* BEGIN Provided material *
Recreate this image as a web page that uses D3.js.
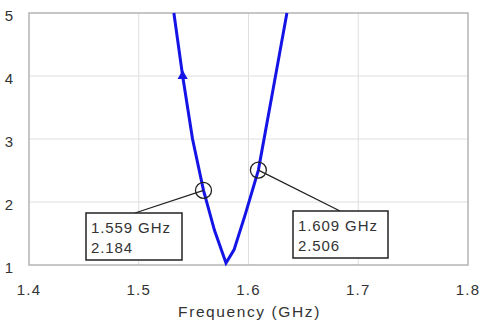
<!DOCTYPE html>
<html>
<head>
<script src="https://cdn.jsdelivr.net/npm/d3@7"></script>
<style>
  body { margin: 0; background: #fff; font-family: Arial, "Liberation Sans", sans-serif; }
  .grid line { stroke: #dedede; stroke-width: 1px; }
</style>
</head>
<body>
<svg width="481" height="327"></svg>
<script>
// VSWR curve
const freq = [1.532, 1.540, 1.549, 1.559, 1.569, 1.5795, 1.5868, 1.597, 1.609, 1.622, 1.635];
const vswr = [5.0, 4.0, 3.0, 2.184, 1.55, 1.03, 1.24, 1.8, 2.506, 3.75, 5.0];
const xTicks = [1.4, 1.5, 1.6, 1.7, 1.8];
const yTicks = [1, 2, 3, 4, 5];
const markers = [
  { f: 1.559, v: 2.184, label: ["1.559 GHz", "2.184"] },
  { f: 1.609, v: 2.506, label: ["1.609 GHz", "2.506"] }
];

const svg = d3.select("svg");
const pLeft = 29, pRight = 468, pTop = 13, pBottom = 265;

const x = d3.scaleLinear().domain([1.4, 1.8]).range([pLeft, pRight]);
const y = d3.scaleLinear().domain([1, 5]).range([pBottom, pTop]);

// grid
const g = svg.append("g").attr("class", "grid");
g.selectAll(".vx").data(xTicks.slice(1, -1)).enter().append("line")
  .attr("x1", d => x(d)).attr("x2", d => x(d)).attr("y1", pTop).attr("y2", pBottom);
g.selectAll(".hy").data(yTicks.slice(1, -1)).enter().append("line")
  .attr("y1", d => y(d)).attr("y2", d => y(d)).attr("x1", pLeft).attr("x2", pRight);

// frame
svg.append("rect").attr("x", pLeft).attr("y", pTop)
  .attr("width", pRight - pLeft).attr("height", pBottom - pTop)
  .attr("fill", "none").attr("stroke", "#b4b4b4").attr("stroke-width", 1.5);

// tick labels
svg.append("g").selectAll("text").data(yTicks).enter().append("text")
  .attr("x", 9).attr("y", d => y(d) + 8)
  .attr("text-anchor", "middle").attr("fill", "#333").attr("font-size", 15)
  .text(d => d);
svg.append("g").selectAll("text").data(xTicks).enter().append("text")
  .attr("x", d => x(d)).attr("y", 295)
  .attr("text-anchor", "middle").attr("fill", "#333").attr("font-size", 15)
  .attr("letter-spacing", 1.2)
  .text(d => d.toFixed(1));
svg.append("text").attr("x", x(1.6) + 1).attr("y", 317)
  .attr("text-anchor", "middle").attr("fill", "#333").attr("font-size", 15.5)
  .attr("letter-spacing", 1.6)
  .text("Frequency (GHz)");

// curve
const pts = freq.map((f, i) => [f, vswr[i]]);
svg.append("path").datum(pts)
  .attr("fill", "none").attr("stroke", "#1414e6").attr("stroke-width", 3)
  .attr("d", d3.line().x(d => x(d[0])).y(d => y(d[1])));

// arrow marker on the curve
svg.append("path")
  .attr("d", d3.symbol().type(d3.symbolTriangle).size(45)())
  .attr("transform", `translate(${x(freq[1])},${y(vswr[1])})`)
  .attr("fill", "#1414e6");

// data markers with callouts
const boxes = [
  { x0: 86, y0: 213, w: 96, h: 47, ax: 135 },
  { x0: 293, y0: 211, w: 95, h: 47, ax: 340 }
];
markers.forEach((m, i) => {
  const b = boxes[i];
  const cx = x(m.f), cy = y(m.v);
  svg.append("line").attr("x1", b.ax).attr("y1", b.y0).attr("x2", cx).attr("y2", cy)
    .attr("stroke", "#222").attr("stroke-width", 1.3);
  svg.append("circle").attr("cx", cx).attr("cy", cy).attr("r", 8)
    .attr("fill", "none").attr("stroke", "#222").attr("stroke-width", 1.3);
  svg.append("rect").attr("x", b.x0).attr("y", b.y0).attr("width", b.w).attr("height", b.h)
    .attr("fill", "#fff").attr("stroke", "#222").attr("stroke-width", 1.5);
  m.label.forEach((t, j) => {
    svg.append("text").attr("x", b.x0 + 5).attr("y", b.y0 + 20 + j * 19.5)
      .attr("fill", "#333").attr("font-size", 15).attr("letter-spacing", 0.9).text(t);
  });
});
</script>
</body>
</html>
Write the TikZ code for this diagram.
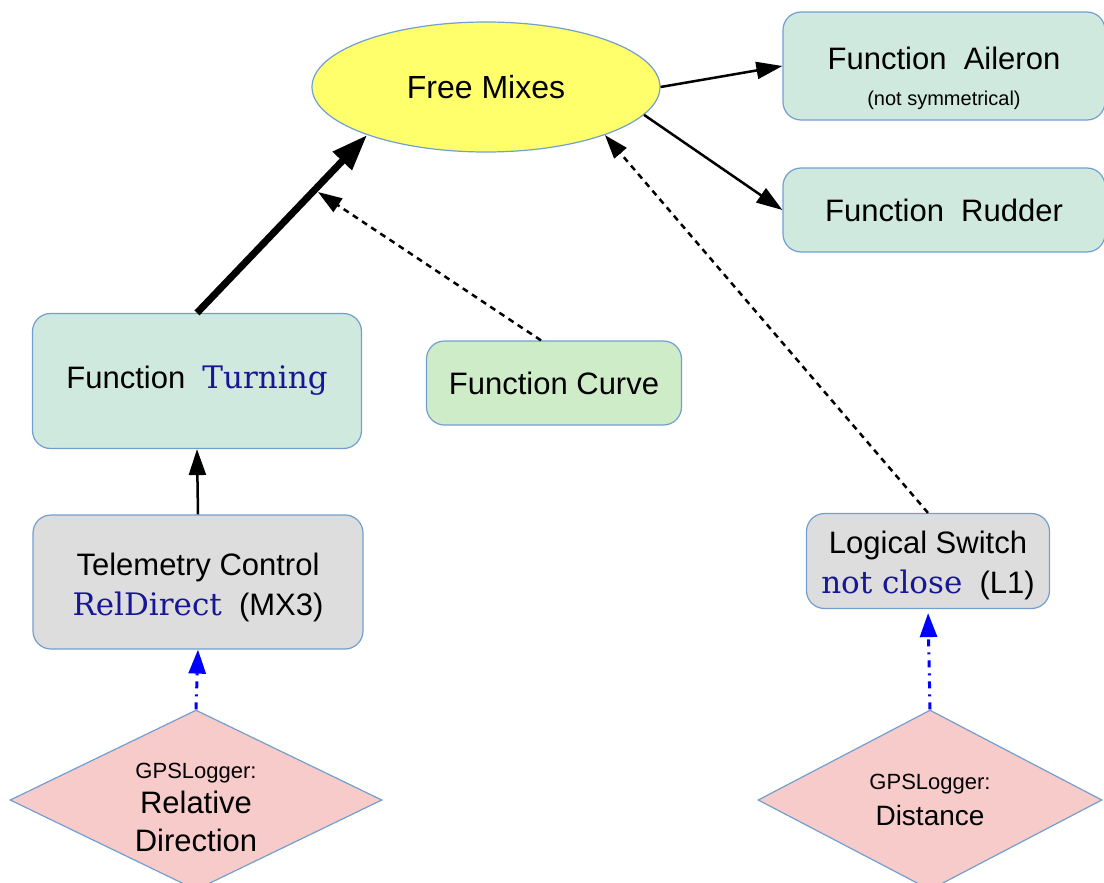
\documentclass[tikz,border=0pt]{standalone}
\usepackage{fontspec}
\setmainfont{Liberation Sans}
\newfontfamily\codefont{DejaVu Serif}
\usepackage{tikz}
\usetikzlibrary{arrows.meta}
\usetikzlibrary{shapes.geometric}
\usetikzlibrary{positioning}

\definecolor{mixyellow}{RGB}{255,255,107}
\definecolor{functeal}{RGB}{207,233,222}
\definecolor{curvegreen}{RGB}{206,236,200}
\definecolor{ctrlgray}{RGB}{221,221,221}
\definecolor{sensorpink}{RGB}{248,203,203}
\definecolor{edgeblue}{RGB}{114,159,207}
\definecolor{codeblue}{RGB}{22,22,150}

\newcommand{\code}[1]{{\codefont\color{codeblue}#1}}

\begin{document}
\begin{tikzpicture}[x=1pt,y=-1pt,
    every node/.style={font=\fontsize{31}{40}\selectfont},
    funcbox/.style={draw=edgeblue,line width=1.2pt,rounded corners=18pt,align=center,inner sep=0pt},
    sensor/.style={diamond,draw=edgeblue,line width=1.2pt,fill=sensorpink,inner sep=-20pt,align=center},
    solidarrow/.style={line width=2.5pt,-{Triangle[length=26pt,width=17pt]}},
    dashedarrow/.style={line width=2.5pt,dash pattern=on 6pt off 5pt,-{Triangle[length=24pt,width=16pt]}},
    linkarrow/.style={blue,line width=3pt,dash pattern=on 7pt off 6pt on 2pt off 6pt,-{Triangle[length=24pt,width=17pt]}}]
          \useasboundingbox (0,0) rectangle (1104,883);

          % mixer and outputs
          \node[ellipse,draw=edgeblue,line width=1.2pt,fill=mixyellow,minimum width=348pt,minimum height=130pt,inner sep=0pt]
            (mixes) at (486,87) {\fontsize{32}{40}\selectfont Free Mixes};
          \node[funcbox,fill=functeal,minimum width=322pt,minimum height=108pt] (aileron) at (944,66)
            {\rule{0pt}{48pt}Function~~Aileron\\[-4pt]{\fontsize{20}{24}\selectfont (not symmetrical)}};
          \node[funcbox,fill=functeal,minimum width=322pt,minimum height=84pt] (rudder) at (944,210) {Function~~Rudder};

          % functions
          \node[funcbox,fill=functeal,minimum width=329pt,minimum height=135pt] (turning) at (197,381)
            {Function~~\code{Turning}};
          \node[funcbox,fill=curvegreen,minimum width=255pt,minimum height=84pt] (curve) at (554,383) {Function Curve};

          % controls
          \node[funcbox,fill=ctrlgray,minimum width=330pt,minimum height=134pt] (telemetry) at (198,582)
            {\rule{0pt}{34pt}Telemetry Control\\\code{RelDirect}~~(MX3)};
          \node[funcbox,fill=ctrlgray,minimum width=243pt,minimum height=95pt] (logical) at (928,561)
            {\rule{0pt}{32pt}Logical Switch\\\code{not close}~~(L1)};

          % sensors
          \node[sensor,minimum width=372pt,minimum height=180pt] (reldir) at (196,800)
            {{\fontsize{22}{26}\selectfont\rule{0pt}{30pt}GPSLogger:}\\[-5pt]Relative\\[-2pt]Direction};
          \node[sensor,minimum width=344pt,minimum height=180pt] (distance) at (930,800)
            {{\fontsize{22}{26}\selectfont GPSLogger:}\\[-4pt]{\fontsize{28}{36}\selectfont Distance}};

          \coordinate (curvetip) at (318,192);

          \draw[line width=7pt,-{Triangle[length=36pt,width=25pt]}] (turning.north) -- (mixes.202);
          \draw[dashedarrow] (curve.north) ++(-13,0) -- (curvetip);
          \draw[dashedarrow] (logical.north) -- (mixes.338);
          \draw[solidarrow] (mixes.east) -- (aileron.west);
          \draw[solidarrow] (mixes.-10) -- (rudder.west);
          \draw[solidarrow] (telemetry.north) -- (turning.south);
          \draw[linkarrow] (reldir.north) -- (telemetry.south);
          \draw[linkarrow,shorten >=4pt] (distance.north) -- (logical.south);
        \end{tikzpicture}
\end{document}
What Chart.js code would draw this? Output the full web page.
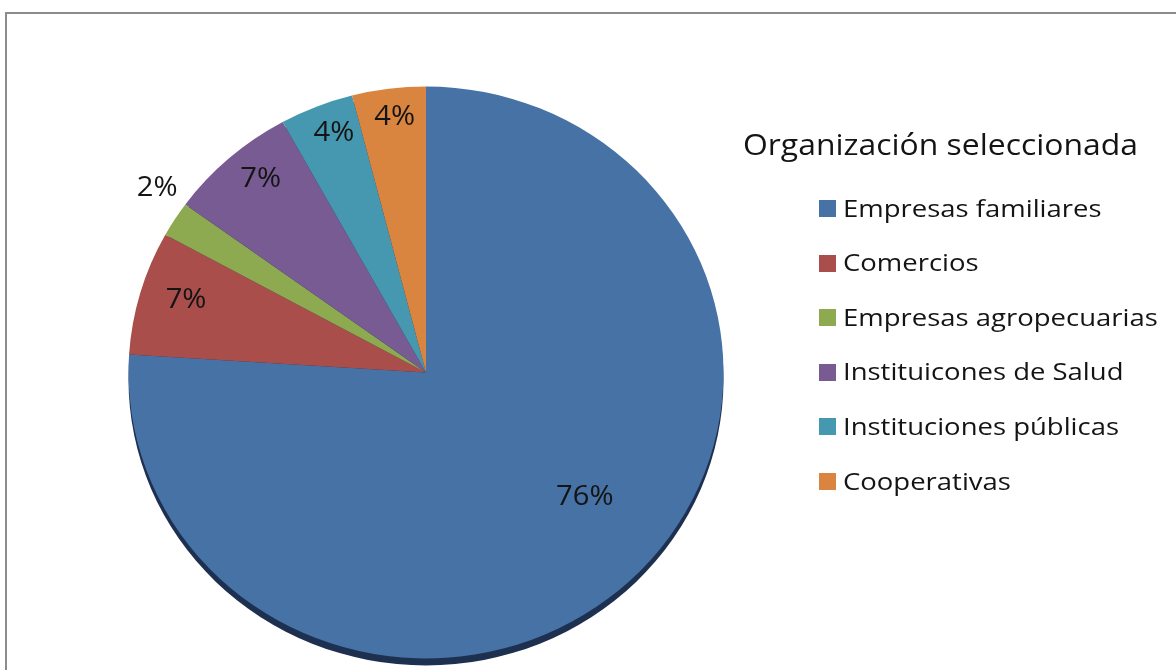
* END Provided material *
Task brief
Go back to the lines above and output, exactly as they stand, the ones from the line containing "Write the TikZ code for this diagram." to the line containing "(0,0) rectangle (1104,883);". Leave all pictures behind.

The output
Write the TikZ code for this diagram.
\documentclass[tikz,border=0pt]{standalone}
\usepackage{fontspec}
\setmainfont{Liberation Sans}
\newfontfamily\codefont{DejaVu Serif}
\usepackage{tikz}
\usetikzlibrary{arrows.meta}
\usetikzlibrary{shapes.geometric}
\usetikzlibrary{positioning}

\definecolor{mixyellow}{RGB}{255,255,107}
\definecolor{functeal}{RGB}{207,233,222}
\definecolor{curvegreen}{RGB}{206,236,200}
\definecolor{ctrlgray}{RGB}{221,221,221}
\definecolor{sensorpink}{RGB}{248,203,203}
\definecolor{edgeblue}{RGB}{114,159,207}
\definecolor{codeblue}{RGB}{22,22,150}

\newcommand{\code}[1]{{\codefont\color{codeblue}#1}}

\begin{document}
\begin{tikzpicture}[x=1pt,y=-1pt,
    every node/.style={font=\fontsize{31}{40}\selectfont},
    funcbox/.style={draw=edgeblue,line width=1.2pt,rounded corners=18pt,align=center,inner sep=0pt},
    sensor/.style={diamond,draw=edgeblue,line width=1.2pt,fill=sensorpink,inner sep=-20pt,align=center},
    solidarrow/.style={line width=2.5pt,-{Triangle[length=26pt,width=17pt]}},
    dashedarrow/.style={line width=2.5pt,dash pattern=on 6pt off 5pt,-{Triangle[length=24pt,width=16pt]}},
    linkarrow/.style={blue,line width=3pt,dash pattern=on 7pt off 6pt on 2pt off 6pt,-{Triangle[length=24pt,width=17pt]}}]
          \useasboundingbox (0,0) rectangle (1104,883);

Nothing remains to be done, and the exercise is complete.